Since many cryptocurrencies do not tick the basic features of the traditional currency, stable coins were created. They bridge the differences between both worlds. Users of these stable coins can effortlessly enjoy the benefits of a decentralized ecosystem, while basking in the perks of the traditional currency scheme.
Why Price Stability Is Possible
It is no news that fiat currencies are usually stable in value. The major reason for this is that there are reserves backing them. Apart from that, controlling organizations such as their central banks have laid out actions to carry out when these fiat currencies become volatile. Many fiat currencies have been pegged to different types of underlying assets. Some use their foreign reserves as some sort of collateral to fight off wild volatility in value.
Most cryptocurrencies lack the features that tackle volatility in fiat currencies. They are not pegged to an underlying asset, neither do they have a centralized body that controls the value.
Fiat-collateralized stable coins
These are stable coins that are backed by fiat currency reserves such as the USDC. This stable coin on the Algorand blockchain is backed by the US dollar. USDC has a reserve of fiat currency which acts as a collateral to the coins that are issued.
Fiat-collateralized stable coins, sometimes, use precious metals and commodities to back their value. Some may use silver, gold, or even oil as some sort of collateral.
Whatever reserves may be used, they have to be maintained by independent custodians. These reserves have to be audited from time to time to ensure that they meet the needed regulations. Other examples of coins that fall under this category are Tether (USDT), as well as the TrueUSD.
USDC’s Digital Dollars
Circle and Algorand recently reached an agreement that allows a stable coin that is linked to the USD Coin (USDC) to be brought into the blockchain. USDC is a popular stable coin that is being backed by hundreds of fintech firms. Currently, this stable coin has a huge volume of transactions under its belt, raking in about $50B USDC.
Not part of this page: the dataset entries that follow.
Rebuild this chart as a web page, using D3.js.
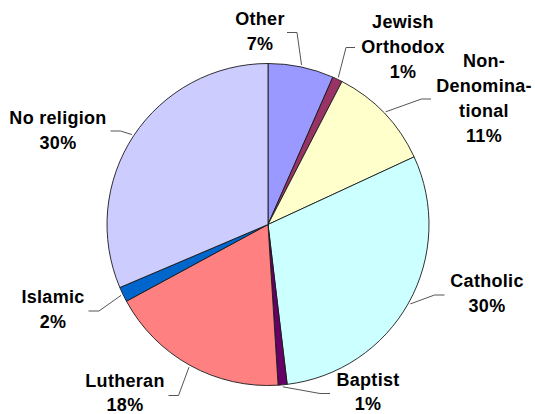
<!DOCTYPE html>
<html>
<head>
<meta charset="utf-8">
<script src="https://cdn.jsdelivr.net/npm/d3@7"></script>
<style>
body { margin: 0; background: #fff; }
</style>
</head>
<body>
<div id="chart"></div>
<script>
//Width and height
var w = 535;
var h = 414;

//Dataset (clockwise from 12 o'clock)
var categories = ["Other", "Jewish Orthodox", "Non-Denominational", "Catholic", "Baptist", "Lutheran", "Islamic", "No religion"];
var shares = [6.6, 1.0, 10.5, 30.0, 0.9, 18.1, 1.5, 31.4];
var pctLabels = ["7%", "1%", "11%", "30%", "1%", "18%", "2%", "30%"];
//how the names wrap in the picture
var nameLines = [["Other"], ["Jewish", "Orthodox"], ["Non-", "Denomina-", "tional"], ["Catholic"], ["Baptist"], ["Lutheran"], ["Islamic"], ["No religion"]];

var colors = ["#9999FF", "#993366", "#FFFFCC", "#CCFFFF", "#660066", "#FF8080", "#0066CC", "#CCCCFF"];

//Label placement: centre x, first baseline, line step, leader [outer x, elbow x, y]
var layout = [
  {x: 260, y: 25,  step: 25, lead: [287, 297, 32.5]},
  {x: 403, y: 28,  step: 25, lead: [355, 346, 47.5]},
  {x: 484, y: 66.5, step: 25, lead: [431, 421.5, 99]},
  {x: 487, y: 287, step: 25, lead: [444.5, 434.5, 295]},
  {x: 368, y: 386, step: 23.5, lead: [330, 320, 393.5]},
  {x: 125, y: 387, step: 23.5, lead: [168.5, 178.5, 395.5]},
  {x: 53,  y: 303, step: 25, lead: [88.5, 99, 311]},
  {x: 58,  y: 123.5, step: 25, lead: [110.5, 120.5, 131]}
];

var cx = 268, cy = 224.5, r = 161;

var svg = d3.select("#chart")
.append("svg")
.attr("width", w)
.attr("height", h);

var pie = d3.pie()
.sort(null)
.value(function(d) { return d; });

var arcs = pie(shares);

var arc = d3.arc()
.innerRadius(0)
.outerRadius(r);

//point on the rim at the middle of each slice
var rimArc = d3.arc()
.innerRadius(r + 2)
.outerRadius(r + 2);

var g = svg.append("g")
.attr("transform", "translate(" + cx + "," + cy + ")");

g.selectAll("path")
.data(arcs)
.enter()
.append("path")
.attr("d", arc)
.attr("fill", function(d, i) { return colors[i]; })
.attr("stroke", "#1a1a1a")
.attr("stroke-width", 0.9)
.attr("stroke-linejoin", "round");

//Leader lines
svg.append("g")
.selectAll("polyline")
.data(arcs)
.enter()
.append("polyline")
.attr("points", function(d, i) {
  var p = rimArc.centroid(d);
  var L = layout[i].lead;
  return [[L[0], L[2]], [L[1], L[2]], [p[0] + cx, p[1] + cy]].join(" ");
})
.attr("fill", "none")
.attr("stroke", "#555")
.attr("stroke-width", 1);

//Labels
var labels = svg.append("g")
.selectAll("text")
.data(arcs)
.enter()
.append("text")
.attr("text-anchor", "middle")
.attr("font-family", "'Liberation Sans', Arial, sans-serif")
.attr("font-weight", "bold")
.attr("font-size", 18)
.attr("letter-spacing", 0.3)
.attr("fill", "#000");

labels.each(function(d, i) {
  var t = d3.select(this);
  var lines = nameLines[i].concat([pctLabels[i]]);
  lines.forEach(function(s, k) {
    t.append("tspan")
    .attr("x", layout[i].x)
    .attr("y", layout[i].y + k * layout[i].step)
    .text(s);
  });
});
</script>
</body>
</html>
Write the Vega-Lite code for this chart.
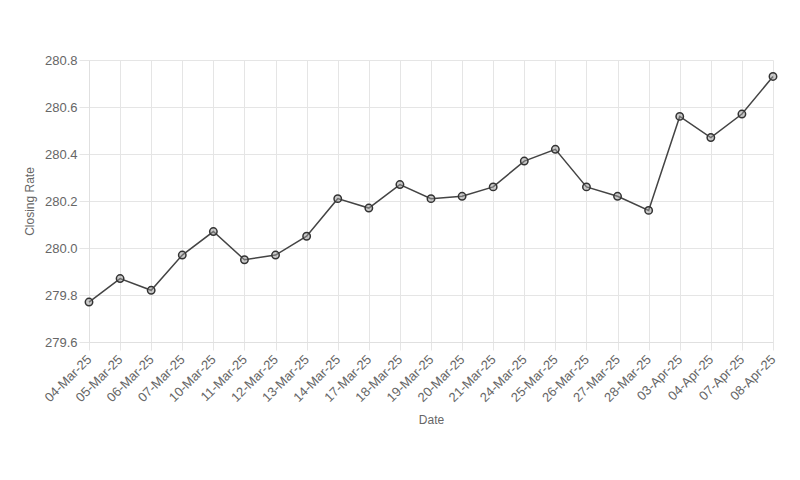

An increase in the demand for this currency has been noticed, which in turn has led to a drastic rise in the volume of USDC in circulation. The partnership between Circle and Algorand will improve security, scalability, and usher in more financial applications.
Circle APIs and Circle Business Accounts’ clients can transfer their funds effortlessly. The transfer can be done from the traditional banking system to the Algorand blockchain. This agreement will bring about the benefits of using Circle APIs, while mixing them with the perks of using the Algorand blockchain. Users of Circle APIs can now enjoy the security, scalability and speed that are made possible with the Algorand’s blockchain.
To ensure that USDC has a myriad of users to developers, Centre has allowed this fiat-collateralized stable coin to be accessible in different blockchains. Algorabd blockchain is the second blockchain infrastructure that this stable coin has graced. In the future, USDC will be on a myriad of blockchain ecosystems to ensure that acceptability by more users will be possible.
USDC is currently in charge of the digital dollar stablecoin innovation on Algorand, while they are being fiat-collateralized by Circle. These assets can easily be exchanged for the ERC-20 USDC using the USDC token bridge.
Algorand blockchain and the resultant Algorand Standard Asset, come with a lot of benefits, which has made it a hot cake for enterprises and platforms that want to create decentralized apps or bridge the ravine between traditional and decentralization.
Many tokens, though not stable coins, are currently hosted on the Algorand blockchain and using the Algorand Standard Asset for its tokenization. The number will continuously increase as each day goes by.